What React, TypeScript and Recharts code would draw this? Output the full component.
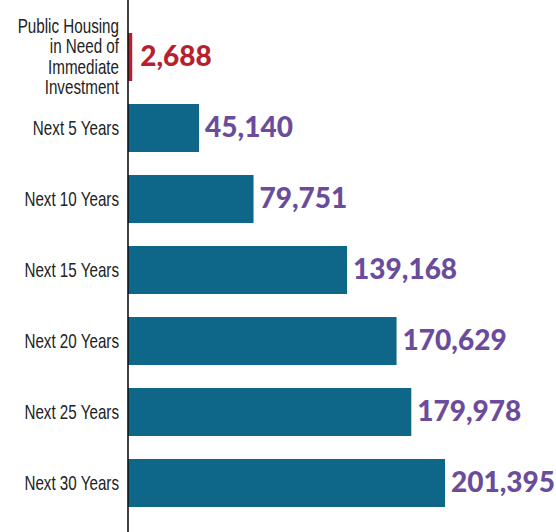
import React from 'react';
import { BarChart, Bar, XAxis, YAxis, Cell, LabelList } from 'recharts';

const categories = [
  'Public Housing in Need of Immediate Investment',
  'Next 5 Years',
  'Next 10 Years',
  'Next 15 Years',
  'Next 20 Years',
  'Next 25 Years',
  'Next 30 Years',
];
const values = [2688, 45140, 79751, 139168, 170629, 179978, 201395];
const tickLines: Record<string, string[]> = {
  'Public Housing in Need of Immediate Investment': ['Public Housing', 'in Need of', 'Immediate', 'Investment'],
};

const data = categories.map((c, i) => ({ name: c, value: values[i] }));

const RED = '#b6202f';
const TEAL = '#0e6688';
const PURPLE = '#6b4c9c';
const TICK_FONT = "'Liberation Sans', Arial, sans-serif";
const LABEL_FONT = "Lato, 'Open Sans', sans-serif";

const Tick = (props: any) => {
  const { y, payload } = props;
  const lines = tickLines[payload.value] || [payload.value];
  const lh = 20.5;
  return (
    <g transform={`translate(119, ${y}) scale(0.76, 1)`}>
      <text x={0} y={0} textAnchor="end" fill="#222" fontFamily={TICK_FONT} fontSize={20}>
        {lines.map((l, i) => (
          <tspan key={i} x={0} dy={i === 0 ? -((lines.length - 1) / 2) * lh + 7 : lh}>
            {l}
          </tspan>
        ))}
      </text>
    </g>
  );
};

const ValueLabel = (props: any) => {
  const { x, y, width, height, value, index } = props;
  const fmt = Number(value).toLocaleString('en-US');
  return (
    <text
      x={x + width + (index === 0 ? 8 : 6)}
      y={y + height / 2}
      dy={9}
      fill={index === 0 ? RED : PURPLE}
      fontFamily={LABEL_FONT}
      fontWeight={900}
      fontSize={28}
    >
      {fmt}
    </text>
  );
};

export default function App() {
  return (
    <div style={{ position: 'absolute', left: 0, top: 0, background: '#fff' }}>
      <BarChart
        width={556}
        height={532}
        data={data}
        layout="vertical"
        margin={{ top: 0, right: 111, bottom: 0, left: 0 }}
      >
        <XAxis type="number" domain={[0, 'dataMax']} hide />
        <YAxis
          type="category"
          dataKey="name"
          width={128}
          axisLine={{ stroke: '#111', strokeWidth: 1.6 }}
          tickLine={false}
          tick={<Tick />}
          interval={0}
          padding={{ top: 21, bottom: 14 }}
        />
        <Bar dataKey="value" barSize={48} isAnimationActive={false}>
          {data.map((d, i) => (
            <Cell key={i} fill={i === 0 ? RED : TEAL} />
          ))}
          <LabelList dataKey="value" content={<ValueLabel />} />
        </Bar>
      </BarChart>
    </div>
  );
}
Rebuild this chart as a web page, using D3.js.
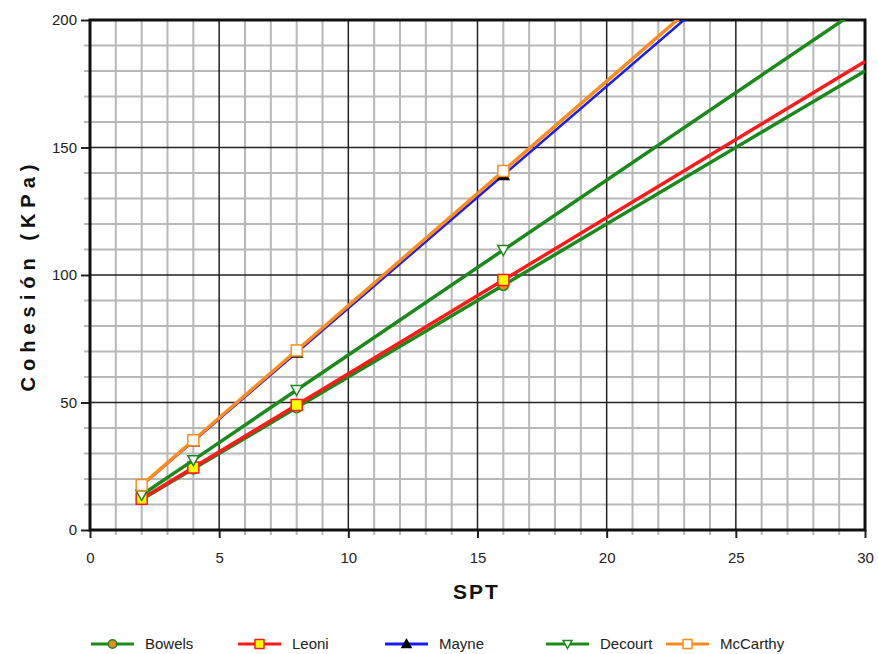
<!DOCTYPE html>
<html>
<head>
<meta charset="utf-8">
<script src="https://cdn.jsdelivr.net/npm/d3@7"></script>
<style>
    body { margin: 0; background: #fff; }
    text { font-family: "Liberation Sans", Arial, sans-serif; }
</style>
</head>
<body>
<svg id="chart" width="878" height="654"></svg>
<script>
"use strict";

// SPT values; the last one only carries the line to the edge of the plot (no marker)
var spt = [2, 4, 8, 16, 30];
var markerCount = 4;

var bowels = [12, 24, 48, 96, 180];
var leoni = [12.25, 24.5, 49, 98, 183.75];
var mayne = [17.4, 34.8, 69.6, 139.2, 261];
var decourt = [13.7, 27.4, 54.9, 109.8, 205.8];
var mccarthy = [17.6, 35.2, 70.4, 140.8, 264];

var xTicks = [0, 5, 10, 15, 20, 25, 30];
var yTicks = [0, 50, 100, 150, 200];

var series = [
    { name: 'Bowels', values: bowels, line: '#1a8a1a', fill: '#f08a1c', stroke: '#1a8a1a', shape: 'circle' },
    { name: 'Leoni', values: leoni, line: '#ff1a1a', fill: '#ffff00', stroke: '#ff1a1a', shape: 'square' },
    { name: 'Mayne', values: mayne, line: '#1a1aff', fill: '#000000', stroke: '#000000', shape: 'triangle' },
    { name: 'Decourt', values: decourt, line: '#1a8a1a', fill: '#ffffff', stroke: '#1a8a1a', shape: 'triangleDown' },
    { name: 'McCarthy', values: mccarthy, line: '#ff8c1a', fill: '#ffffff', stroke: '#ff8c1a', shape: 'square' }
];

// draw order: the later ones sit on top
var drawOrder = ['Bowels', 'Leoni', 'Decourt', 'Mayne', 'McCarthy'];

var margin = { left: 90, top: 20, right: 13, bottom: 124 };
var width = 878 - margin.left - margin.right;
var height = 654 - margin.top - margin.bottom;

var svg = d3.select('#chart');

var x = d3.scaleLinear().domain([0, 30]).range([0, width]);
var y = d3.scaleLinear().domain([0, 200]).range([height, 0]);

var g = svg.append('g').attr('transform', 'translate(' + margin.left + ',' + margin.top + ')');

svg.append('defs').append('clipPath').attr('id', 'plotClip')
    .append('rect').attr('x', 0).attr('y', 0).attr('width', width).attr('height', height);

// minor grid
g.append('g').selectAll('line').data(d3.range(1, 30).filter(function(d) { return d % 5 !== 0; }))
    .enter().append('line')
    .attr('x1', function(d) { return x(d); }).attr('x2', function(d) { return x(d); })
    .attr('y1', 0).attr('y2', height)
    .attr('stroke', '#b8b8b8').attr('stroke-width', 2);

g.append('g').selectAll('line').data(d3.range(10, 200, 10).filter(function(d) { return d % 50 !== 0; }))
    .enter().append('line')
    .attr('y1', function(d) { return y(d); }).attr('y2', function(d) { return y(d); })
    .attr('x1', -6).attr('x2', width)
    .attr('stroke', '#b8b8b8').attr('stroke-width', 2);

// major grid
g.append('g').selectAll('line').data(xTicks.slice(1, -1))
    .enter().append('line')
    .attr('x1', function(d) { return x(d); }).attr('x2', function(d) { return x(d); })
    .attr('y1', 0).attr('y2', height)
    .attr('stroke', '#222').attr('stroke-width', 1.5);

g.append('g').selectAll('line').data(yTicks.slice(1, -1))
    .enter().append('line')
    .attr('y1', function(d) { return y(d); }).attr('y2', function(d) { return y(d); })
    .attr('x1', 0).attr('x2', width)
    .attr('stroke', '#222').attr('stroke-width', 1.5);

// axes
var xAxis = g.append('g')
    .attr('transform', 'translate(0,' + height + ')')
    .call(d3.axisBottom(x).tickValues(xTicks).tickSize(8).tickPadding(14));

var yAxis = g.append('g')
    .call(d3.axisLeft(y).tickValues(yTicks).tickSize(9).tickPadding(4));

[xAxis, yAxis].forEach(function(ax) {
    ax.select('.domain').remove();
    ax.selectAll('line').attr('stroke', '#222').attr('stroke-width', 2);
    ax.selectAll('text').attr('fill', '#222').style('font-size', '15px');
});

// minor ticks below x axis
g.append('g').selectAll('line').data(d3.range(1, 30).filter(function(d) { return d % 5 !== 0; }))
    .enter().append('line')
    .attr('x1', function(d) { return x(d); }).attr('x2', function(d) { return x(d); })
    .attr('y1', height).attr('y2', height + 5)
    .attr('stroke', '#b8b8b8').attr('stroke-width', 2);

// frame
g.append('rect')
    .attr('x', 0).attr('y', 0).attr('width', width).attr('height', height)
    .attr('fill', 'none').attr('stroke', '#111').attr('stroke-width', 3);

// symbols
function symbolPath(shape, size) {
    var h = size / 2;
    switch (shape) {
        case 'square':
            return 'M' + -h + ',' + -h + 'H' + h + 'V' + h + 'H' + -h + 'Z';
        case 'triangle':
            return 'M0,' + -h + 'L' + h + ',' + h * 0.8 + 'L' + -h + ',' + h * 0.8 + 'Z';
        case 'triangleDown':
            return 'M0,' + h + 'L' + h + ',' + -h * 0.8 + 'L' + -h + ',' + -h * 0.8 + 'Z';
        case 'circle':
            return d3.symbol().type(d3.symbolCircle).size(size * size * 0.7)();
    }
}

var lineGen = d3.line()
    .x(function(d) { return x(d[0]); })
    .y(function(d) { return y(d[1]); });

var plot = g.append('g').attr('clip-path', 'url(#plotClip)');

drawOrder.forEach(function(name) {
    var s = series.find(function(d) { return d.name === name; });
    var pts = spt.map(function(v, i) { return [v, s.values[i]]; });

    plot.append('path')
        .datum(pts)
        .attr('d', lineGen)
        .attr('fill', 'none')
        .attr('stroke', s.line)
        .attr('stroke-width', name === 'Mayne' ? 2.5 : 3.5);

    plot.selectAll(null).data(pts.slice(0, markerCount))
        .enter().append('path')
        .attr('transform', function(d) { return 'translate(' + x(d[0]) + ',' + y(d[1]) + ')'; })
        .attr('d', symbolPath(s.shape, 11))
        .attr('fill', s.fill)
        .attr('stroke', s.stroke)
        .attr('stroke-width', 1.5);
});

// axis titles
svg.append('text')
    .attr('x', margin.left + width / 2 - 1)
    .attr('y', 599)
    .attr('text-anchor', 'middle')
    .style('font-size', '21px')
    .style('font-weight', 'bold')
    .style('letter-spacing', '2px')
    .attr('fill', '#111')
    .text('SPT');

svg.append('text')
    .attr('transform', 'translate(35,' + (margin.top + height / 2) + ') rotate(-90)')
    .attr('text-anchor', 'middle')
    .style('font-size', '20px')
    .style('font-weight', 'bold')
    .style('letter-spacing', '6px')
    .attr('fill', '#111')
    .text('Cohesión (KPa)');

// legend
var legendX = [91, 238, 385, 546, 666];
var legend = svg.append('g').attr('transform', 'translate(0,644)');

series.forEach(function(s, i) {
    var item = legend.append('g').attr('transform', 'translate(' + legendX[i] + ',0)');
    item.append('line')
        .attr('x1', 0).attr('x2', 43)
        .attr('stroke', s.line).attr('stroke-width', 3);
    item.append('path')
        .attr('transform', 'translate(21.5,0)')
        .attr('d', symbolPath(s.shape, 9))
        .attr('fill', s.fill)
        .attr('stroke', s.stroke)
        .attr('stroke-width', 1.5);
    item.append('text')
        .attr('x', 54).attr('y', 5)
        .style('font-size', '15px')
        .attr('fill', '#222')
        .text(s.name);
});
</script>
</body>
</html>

***

In the data above, please extract the lines from the first one through the line with "YAxis, Cell, LabelList", exactly, and keep pictures out.

• ANSWER TO THE PROBLEM:
What React, TypeScript and Recharts code would draw this? Output the full component.
import React from 'react';
import { BarChart, Bar, XAxis, YAxis, Cell, LabelList } from 'recharts';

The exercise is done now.